◆ Exercise task
In the records below, find the line that contains "Recreate this image" and the line that contains "(0,0) rectangle (1114pt,477pt);". Set down exactly those lines and every line between them, and nothing more.

◆ Stored rows

>>>>

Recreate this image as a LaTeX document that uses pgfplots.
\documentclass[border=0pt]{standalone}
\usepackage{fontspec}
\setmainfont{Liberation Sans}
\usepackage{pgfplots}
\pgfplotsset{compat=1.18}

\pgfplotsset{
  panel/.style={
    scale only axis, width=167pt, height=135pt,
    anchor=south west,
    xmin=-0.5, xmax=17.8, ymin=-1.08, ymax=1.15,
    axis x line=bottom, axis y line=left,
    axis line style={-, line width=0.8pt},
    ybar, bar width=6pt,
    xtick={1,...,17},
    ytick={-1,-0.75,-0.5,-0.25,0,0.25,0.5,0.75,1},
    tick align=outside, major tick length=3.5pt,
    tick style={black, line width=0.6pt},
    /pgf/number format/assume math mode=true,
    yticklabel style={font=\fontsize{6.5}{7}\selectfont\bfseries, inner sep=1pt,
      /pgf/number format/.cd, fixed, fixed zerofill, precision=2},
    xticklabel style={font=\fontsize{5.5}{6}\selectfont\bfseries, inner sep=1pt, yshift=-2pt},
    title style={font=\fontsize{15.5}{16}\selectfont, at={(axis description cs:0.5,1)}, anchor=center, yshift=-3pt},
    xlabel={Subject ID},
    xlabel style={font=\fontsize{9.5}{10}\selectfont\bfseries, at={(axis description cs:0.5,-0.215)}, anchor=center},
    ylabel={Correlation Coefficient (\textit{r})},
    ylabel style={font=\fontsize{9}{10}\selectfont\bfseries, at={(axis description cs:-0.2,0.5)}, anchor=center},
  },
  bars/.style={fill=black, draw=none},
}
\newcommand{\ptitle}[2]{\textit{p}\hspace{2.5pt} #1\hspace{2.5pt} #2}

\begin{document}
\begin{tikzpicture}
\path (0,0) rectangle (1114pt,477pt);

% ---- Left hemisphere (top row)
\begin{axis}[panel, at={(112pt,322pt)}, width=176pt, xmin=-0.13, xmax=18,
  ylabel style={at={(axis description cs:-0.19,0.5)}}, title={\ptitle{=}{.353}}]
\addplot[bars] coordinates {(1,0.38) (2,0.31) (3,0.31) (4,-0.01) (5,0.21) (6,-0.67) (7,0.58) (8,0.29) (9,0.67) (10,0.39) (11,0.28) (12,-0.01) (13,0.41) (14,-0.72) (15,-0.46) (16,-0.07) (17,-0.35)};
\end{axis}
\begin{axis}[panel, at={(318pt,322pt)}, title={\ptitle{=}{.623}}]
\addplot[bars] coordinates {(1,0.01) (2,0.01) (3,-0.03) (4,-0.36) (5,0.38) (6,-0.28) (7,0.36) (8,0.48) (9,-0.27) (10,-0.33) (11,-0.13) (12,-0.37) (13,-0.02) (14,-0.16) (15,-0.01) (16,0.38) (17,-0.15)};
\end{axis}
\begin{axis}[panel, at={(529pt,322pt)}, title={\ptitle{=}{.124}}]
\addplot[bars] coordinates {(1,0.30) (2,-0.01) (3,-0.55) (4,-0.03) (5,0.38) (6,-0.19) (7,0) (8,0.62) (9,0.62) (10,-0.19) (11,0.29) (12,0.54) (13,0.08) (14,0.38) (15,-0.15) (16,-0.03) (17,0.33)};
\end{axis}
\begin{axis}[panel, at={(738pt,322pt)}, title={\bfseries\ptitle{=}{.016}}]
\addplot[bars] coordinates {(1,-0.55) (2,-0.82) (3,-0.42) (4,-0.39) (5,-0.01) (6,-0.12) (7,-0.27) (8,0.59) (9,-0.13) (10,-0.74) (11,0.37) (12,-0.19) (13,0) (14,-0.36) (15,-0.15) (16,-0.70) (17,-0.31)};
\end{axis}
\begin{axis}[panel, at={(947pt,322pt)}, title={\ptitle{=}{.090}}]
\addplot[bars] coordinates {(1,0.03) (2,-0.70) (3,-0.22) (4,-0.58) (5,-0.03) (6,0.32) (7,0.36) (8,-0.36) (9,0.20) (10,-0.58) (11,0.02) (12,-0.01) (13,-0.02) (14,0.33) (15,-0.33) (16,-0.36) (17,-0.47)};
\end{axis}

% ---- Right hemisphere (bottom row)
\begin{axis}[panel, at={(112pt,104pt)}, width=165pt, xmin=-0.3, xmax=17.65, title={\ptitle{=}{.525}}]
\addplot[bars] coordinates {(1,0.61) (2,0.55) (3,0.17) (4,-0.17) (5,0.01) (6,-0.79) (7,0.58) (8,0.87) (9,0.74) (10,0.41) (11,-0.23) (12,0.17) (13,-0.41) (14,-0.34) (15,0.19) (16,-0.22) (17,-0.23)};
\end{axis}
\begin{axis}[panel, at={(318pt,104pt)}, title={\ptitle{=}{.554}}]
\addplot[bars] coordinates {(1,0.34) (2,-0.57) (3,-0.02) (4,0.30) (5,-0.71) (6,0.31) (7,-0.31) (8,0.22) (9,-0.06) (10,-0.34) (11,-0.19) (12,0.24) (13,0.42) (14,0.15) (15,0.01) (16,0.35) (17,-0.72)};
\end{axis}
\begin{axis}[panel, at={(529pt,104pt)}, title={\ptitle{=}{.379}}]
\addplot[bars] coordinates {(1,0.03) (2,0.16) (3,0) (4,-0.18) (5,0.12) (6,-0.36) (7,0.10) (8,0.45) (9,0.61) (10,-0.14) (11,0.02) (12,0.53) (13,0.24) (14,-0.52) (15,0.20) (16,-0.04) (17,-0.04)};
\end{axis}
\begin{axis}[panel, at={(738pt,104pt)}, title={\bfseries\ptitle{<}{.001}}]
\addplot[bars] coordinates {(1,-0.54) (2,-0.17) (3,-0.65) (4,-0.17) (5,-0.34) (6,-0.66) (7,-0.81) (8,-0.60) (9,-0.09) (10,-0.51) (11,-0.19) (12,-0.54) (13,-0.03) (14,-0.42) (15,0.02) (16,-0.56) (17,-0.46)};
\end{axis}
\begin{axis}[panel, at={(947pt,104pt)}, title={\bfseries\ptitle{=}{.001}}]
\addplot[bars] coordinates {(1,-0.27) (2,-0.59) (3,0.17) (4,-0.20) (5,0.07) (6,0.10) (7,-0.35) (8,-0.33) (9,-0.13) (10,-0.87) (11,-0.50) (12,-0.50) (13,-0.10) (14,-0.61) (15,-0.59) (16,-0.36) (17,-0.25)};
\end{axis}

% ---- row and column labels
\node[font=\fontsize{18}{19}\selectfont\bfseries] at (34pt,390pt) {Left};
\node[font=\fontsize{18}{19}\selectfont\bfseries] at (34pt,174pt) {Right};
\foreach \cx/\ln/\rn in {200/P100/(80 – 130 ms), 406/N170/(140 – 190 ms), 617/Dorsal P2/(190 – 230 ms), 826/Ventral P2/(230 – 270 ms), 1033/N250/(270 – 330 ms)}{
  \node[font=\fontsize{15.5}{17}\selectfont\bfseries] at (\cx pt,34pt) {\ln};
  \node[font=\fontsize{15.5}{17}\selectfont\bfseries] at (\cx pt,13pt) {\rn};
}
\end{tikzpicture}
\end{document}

<<<<
>>>>

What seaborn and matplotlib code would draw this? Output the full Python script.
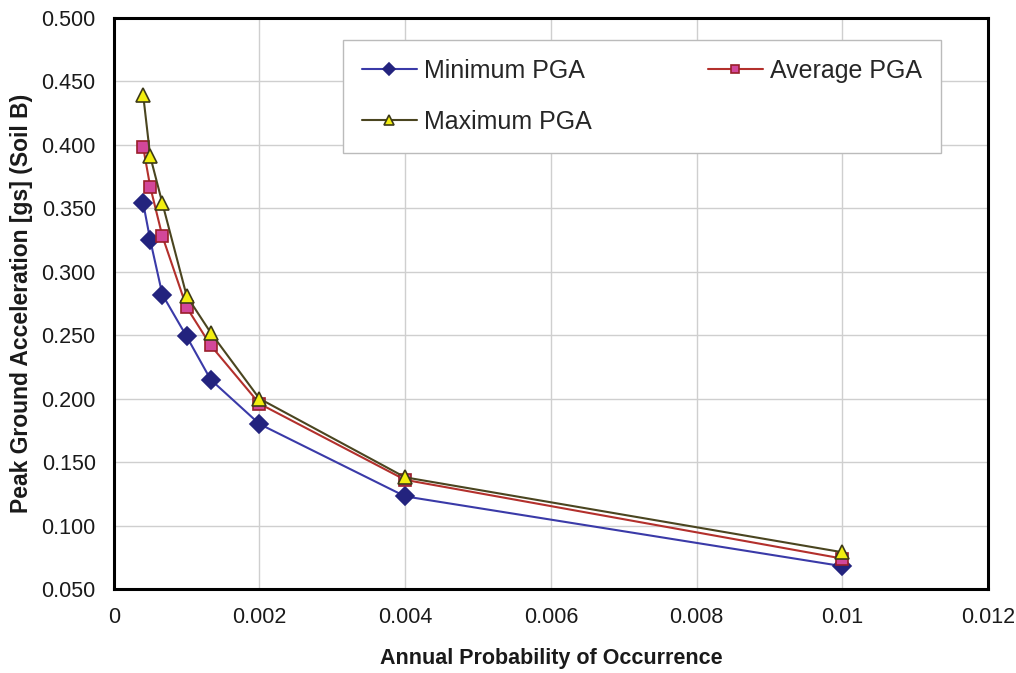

<<<<

◆ The reply
Recreate this image as a LaTeX document that uses pgfplots.
\documentclass[border=0pt]{standalone}
\usepackage{fontspec}
\setmainfont{Liberation Sans}
\usepackage{pgfplots}
\pgfplotsset{compat=1.18}

\pgfplotsset{
  panel/.style={
    scale only axis, width=167pt, height=135pt,
    anchor=south west,
    xmin=-0.5, xmax=17.8, ymin=-1.08, ymax=1.15,
    axis x line=bottom, axis y line=left,
    axis line style={-, line width=0.8pt},
    ybar, bar width=6pt,
    xtick={1,...,17},
    ytick={-1,-0.75,-0.5,-0.25,0,0.25,0.5,0.75,1},
    tick align=outside, major tick length=3.5pt,
    tick style={black, line width=0.6pt},
    /pgf/number format/assume math mode=true,
    yticklabel style={font=\fontsize{6.5}{7}\selectfont\bfseries, inner sep=1pt,
      /pgf/number format/.cd, fixed, fixed zerofill, precision=2},
    xticklabel style={font=\fontsize{5.5}{6}\selectfont\bfseries, inner sep=1pt, yshift=-2pt},
    title style={font=\fontsize{15.5}{16}\selectfont, at={(axis description cs:0.5,1)}, anchor=center, yshift=-3pt},
    xlabel={Subject ID},
    xlabel style={font=\fontsize{9.5}{10}\selectfont\bfseries, at={(axis description cs:0.5,-0.215)}, anchor=center},
    ylabel={Correlation Coefficient (\textit{r})},
    ylabel style={font=\fontsize{9}{10}\selectfont\bfseries, at={(axis description cs:-0.2,0.5)}, anchor=center},
  },
  bars/.style={fill=black, draw=none},
}
\newcommand{\ptitle}[2]{\textit{p}\hspace{2.5pt} #1\hspace{2.5pt} #2}

\begin{document}
\begin{tikzpicture}
\path (0,0) rectangle (1114pt,477pt);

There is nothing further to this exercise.